Afghan training goes back to basics as Trump faces U.S. troop decision
At a recent, at times chaotic live-fire exercise near NATO-'s military base in Kandahar, Romanian army Master Sergeant Liviv Sandulache-'s advice to...
KANDAHAR AIRFIELD, AFGHANISTAN: At a recent, at times chaotic live-fire exercise near NATO's military base in Kandahar, Romanian army Master Sergeant Liviv Sandulache's advice to the assembled Afghan officers was simple: "I don't want anybody to do any job without your command."
He and a growing number of NATO military advisers have begun spending more time in the field, hoping that grass-roots training will help Afghanistan's armed forces more effectively combat a Taliban insurgency that has gained in strength.
The return to lower-level engagement, after nearly two years during which the emphasis was on backroom operations like budgets, logistics and administration, could lead to an expanded training mission that top NATO commanders in Afghanistan are calling for.
That is one of the choices facing U.S. President Donald Trump, as he considers whether to send more American soldiers to Afghanistan, keep levels as they are or withdraw further from a conflict that is in its 16th year with no end in sight.
In the southern Afghan city of Kandahar, amid the wind, smoke and dust of the training area, troops from Romania and the United States teach Afghan officers to better lead and train their own men.
Their work reflects a desire by General John Nicholson, U.S. commander of NATO forces in Afghanistan, to get back to basics such as coordinating artillery and air support and clearing roadside bombs.
That broader training authority was approved last summer, but with Afghan troops engaged in an increasingly deadly war through 2016, the winter lull in fighting has allowed for a concerted effort to refit and retrain Afghan security forces.
"The further down you can reach the better," U.S. Army Captain Everett Heiney, an adviser in Kandahar, said of the strategy to have advisers return to lower-level Afghan units.
Advisers in Heiney's unit say their numbers are scheduled to rise from about 40 to around 100, and they hope to expand their programmes to include a wider range of military skills.
While most international soldiers in Kandahar declined to comment on deliberations going on at a political level, they praised the strategy to return to places they had left when NATO declared its combat mission over at the end of 2014.
"You can always use more advisers to push down to the lower levels because ... it's good if there are more people doing training, more people at each brigade able to be with the units on a regular basis," Heiney told Reuters.
He oversees a programme in Kandahar aimed at helping the Afghans master "fires", or using artillery or warplanes to support ground troops.
He has accompanied Afghan soldiers into combat to observe how they use their artillery, including Soviet-era D-30 122-mm Howitzer guns that are a ubiquitous presence on battlefields here but which could be used more effectively.
The Afghan soldiers on the exercise rapidly fired half a dozen rounds, making slight adjustments to hit their target far down range.
More NATO advisers are needed to professionalize the Afghan army, said Abdul Rahim, a deputy commander in the Afghan army's 205th Corps artillery unit.

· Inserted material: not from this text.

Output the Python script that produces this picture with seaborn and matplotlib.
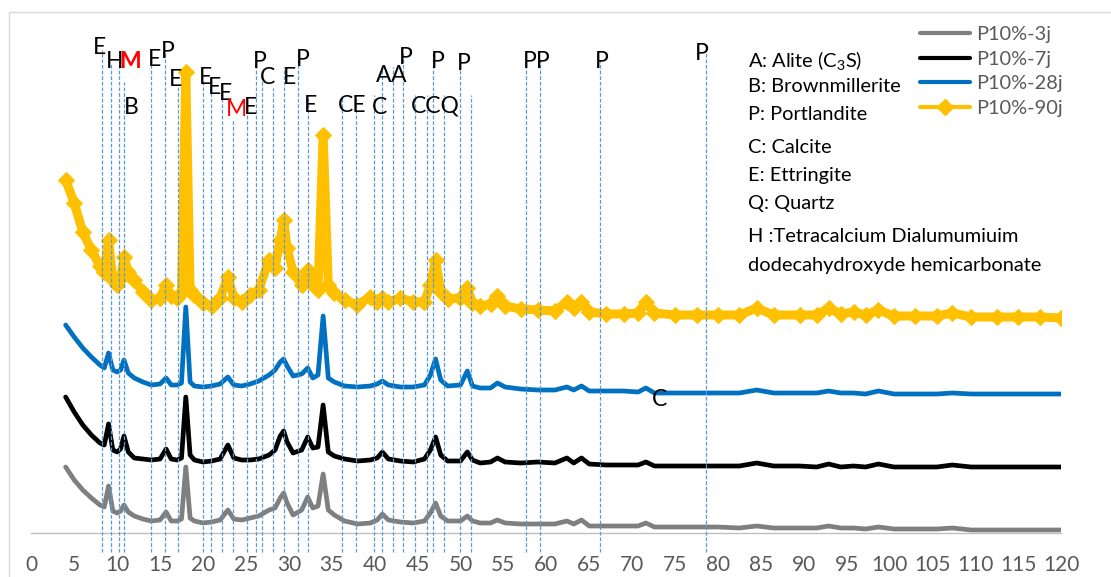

"After receiving the training, whenever our troops carry out operations it will help them eliminate enemies and stabilize Afghanistan," he said.
That is no small task.
American military officials estimate the government controls less than 60 percent of Afghan territory.
Local security forces also sustained heavy casualties, with at least 6,785 soldiers and police killed in the first 10 months of last year and 11,777 wounded, a U.S. government watchdog reported.
STOP THE ROT
Abandoning initial intentions to completely withdraw from Afghanistan, NATO leaders last year approved a plan that has kept more than 13,000 international troops there.
Just over half of those are American, and a separate, much smaller U.S. force is engaged in counter-terrorism operations.
In recent testimony to the U.S. Congress, Nicholson said "a few thousand" more advisers were needed, largely to expand his programme of providing more tactical training to more units.
An annual NATO review last year determined "there is a requirement for additional NATO or partner nation troops" to support the train, advise, and assist mission, said coalition spokesman Brigadier General Charles Cleveland.
But NATO officials are still working to determine how those needs will be met, he added.
In a meeting on the sidelines of the Munich Security Conference on Saturday, U.S. Vice President Mike Pence told Afghan President Ashraf Ghani the White House was assessing plans to send more U.S. troops, according to a statement from Ghani's office.
Critics said the current troop-level limits, imposed under former U.S. President Barack Obama, were arbitrary and did not recognize the dangerous situation on the ground.
Suggestions that more troops may be needed, however, have also raised concerns that the United States and its coalition allies could be sucked back into the war.
While more advisers are unlikely to mean outright victory for Afghan forces, the key is to enable the government to enter any peace process from a position of strength, said Christopher Kolenda, a former U.S. Army officer who served in Afghanistan and worked on American military strategies for the conflict.
"Will a few thousand troops at the brigade level defeat the Taliban? No. But it can be part of a better strategy to stabilize the battlefield so that the Afghan government stops losing territory."